Yaslam Omar Hassan Al Braiki saw plastic bags blowing around the picnic spots in the desert almost every year.
For a long time, he did not realise how harmful they were to the environment but once he did he wanted to do something about it.
So Mr Al Braiki decided to leave his job as a procurement officer for an oil company in 2010 and set up a factory in Al Ain that manufactures biodegradable plastic grocery and rubbish bags.
"We studied this [market] well before we started this factory," says Mr Al Braiki, the founder of Al Salam Plastic Factory. "I visited many plastics factories in the UAE and decided to focus environmentally friendly bags."

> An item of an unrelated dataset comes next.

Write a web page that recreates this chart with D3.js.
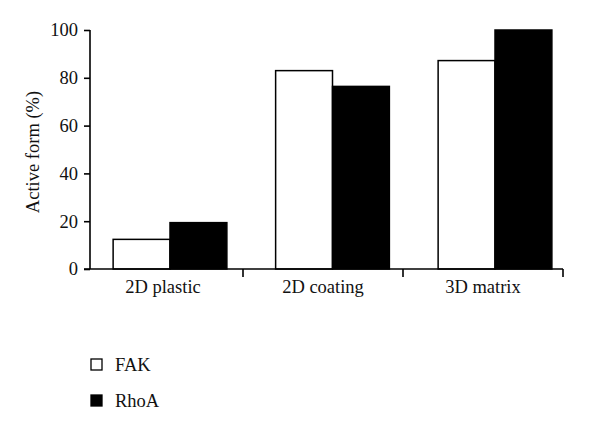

The timing could not have been better. Last year, the Emirates Authority for Standardisation and Metrology (Esma) announced that biodegradable plastic bags would be mandatory from next year. Since then, businesses have grown up around the sector, including the Al Salam Plastic Factory, and Eco-Polymers, which distributes chemicals for the industry.
About 12 billion plastic bags are used in the UAE every year, according to a study conducted by the Ministry of Environment and Water and the marketplace is highly-competitive.
"There are currently 95 biodegradable plastic bag manufacturers registered with Esma," says Harold Grecia Orona, a conformity and quality officer at the agency.
The Abu Dhabi Government helped Mr Al Braiki, an engineer, acquire land for his factory in Al Ain two years ago and he received Dh3 million (US$816,780) from the Khalifa Fund for Enterprise Development.
"There is a lot of competition in the market but I work with [competitors] to complement them, I work hard on quality and delivery on time at a reasonable price," says Mr Al Braiki, 45.
His customers already include the Abu Dhabi National Oil Company, the Abu Dhabi Co-operative Society and Lulu, which buy their grocery bags from his factory that was started with five workers and now has 21 staff.
As one of the small to medium-sized businesses supported by the Khalifa Fund, Al Salam Plastic Factory is looking to expand by recycling old bags and selling biodegradable ones abroad.
But bags are just one plastic product among many that can harm the environment.
"People get emotional about plastic bags but most of their [weekly shop includes] plastic," says Winston Pryce, who started manufacturing biodegradable plastic bags back in 2001.
An engineer, he was the managing director of the plastic products manufacturer Bin Hilal Enterprises in Abu Dhabi before setting up Eco-polymers in Sharjah.
A decade ago, the additives that made plastic bags biodegradable doubled the cost of the finished product.
But today, one of the additives, called d2w, which Mr Pryce's factory distributes, "costs less than 15 per cent of the [price] of the bag". Eco-Polymers, which imports the product into the Middle East from the British supplier Symphony Environmental Limited, was launched in 2008 with 10 clients. Symphony is one of four suppliers of such additive approved by the UAE Government.
Mr Pryce caters for the majority of the 95 biodegradable plastic bag factories in the Emirates, although he declines to say how many.
But he does say his business is ripe for growth, just like the Al Salam Plastic Factory.
"I am going to purchase machines for recycling of the plastic bags," says Mr Al Braiki.
"We are studying the overseas markets for export of biodegradable plastic bags and I have found opportunities."